The IPC is an autonomous, self-managed global network of more than 45 people’s movements and NGOs involved with at least 800 organizations throughout the world. The IPC serves as a mechanism for information and training on issues regarding food sovereignty. It promotes forums in which PMs and other CSOs involved in food and agriculture issues can debate, articulate their positions and build their relationships at national, regional and global levels. It facilitates dialogue and debate between civil society actors, governments and other stakeholders at all levels.
Who we represent
It is not a centralized structure and does not claim to represent its members. It does not aspire to constitute an all-inclusive civil society interface with FAO and other institutions, but is rather a space for self-selected CSOs which identify with the food sovereignty agenda adopted at the 2002 forum.

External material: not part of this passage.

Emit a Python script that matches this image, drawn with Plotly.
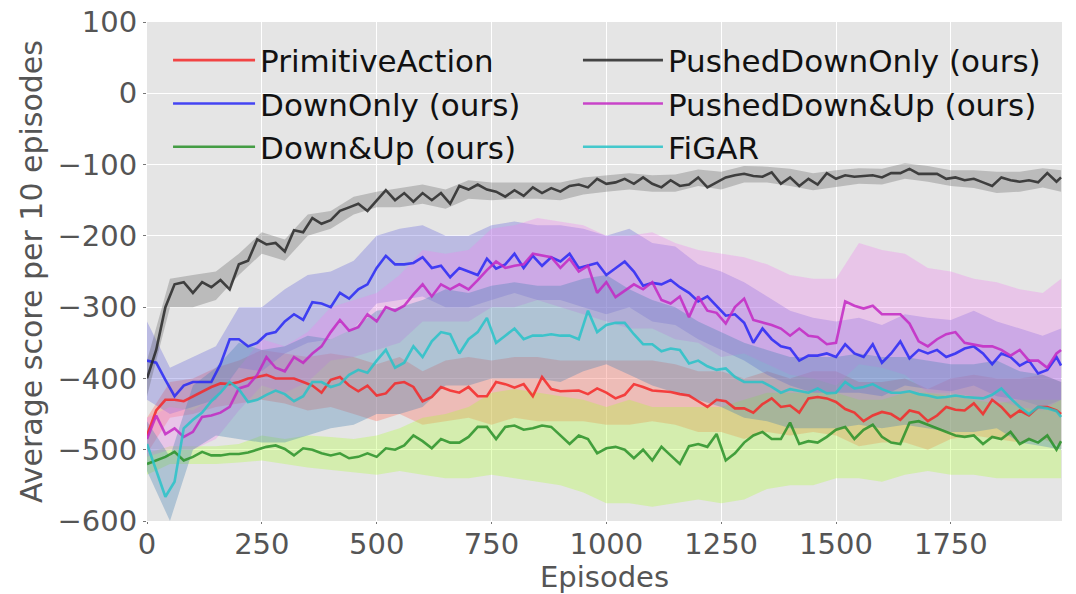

Our organizational structure
The IPC’s membership
includes constituency focal points (organizations representing small farmers, fisher folk, pastoralists, indigenous peoples, agricultural workers); regional focal points (PMs or NGO networks responsible for diffusion of information and consultation in specific regions); and thematic focal points (networks with particular expertise on priority issues). It does not have a formal statute or legal identity. It has, however, adopted an agreed consultation and decision-making procedure, including an annual meeting. It periodically establishes working groups to collect information and develop positions on specific themes. Such groups currently exist on agrarian reform, agricultural biodiversity/models of production in a context of climate change, artisanal fisheries, food sovereignty in conflict situations, and global governance of food and agriculture. A minimal IPC liaison office based in Rome acts as the international secretariat of the network. The IPC has given particular attention to interacting with FAO, given this agency’s role as focal point for food and agriculture within the UN system.
The principles of this network of organizations are easily listed: its operation is based on autonomy and on self-organisation; the structure is based upon a network system that avoids centralization; it facilitates the emergence of social representations without aiming to directly represent any specific organization nor any specific social sector; therefore it does not replace or preclude any direct relationship between individual organizations and FAO, or other international institutions.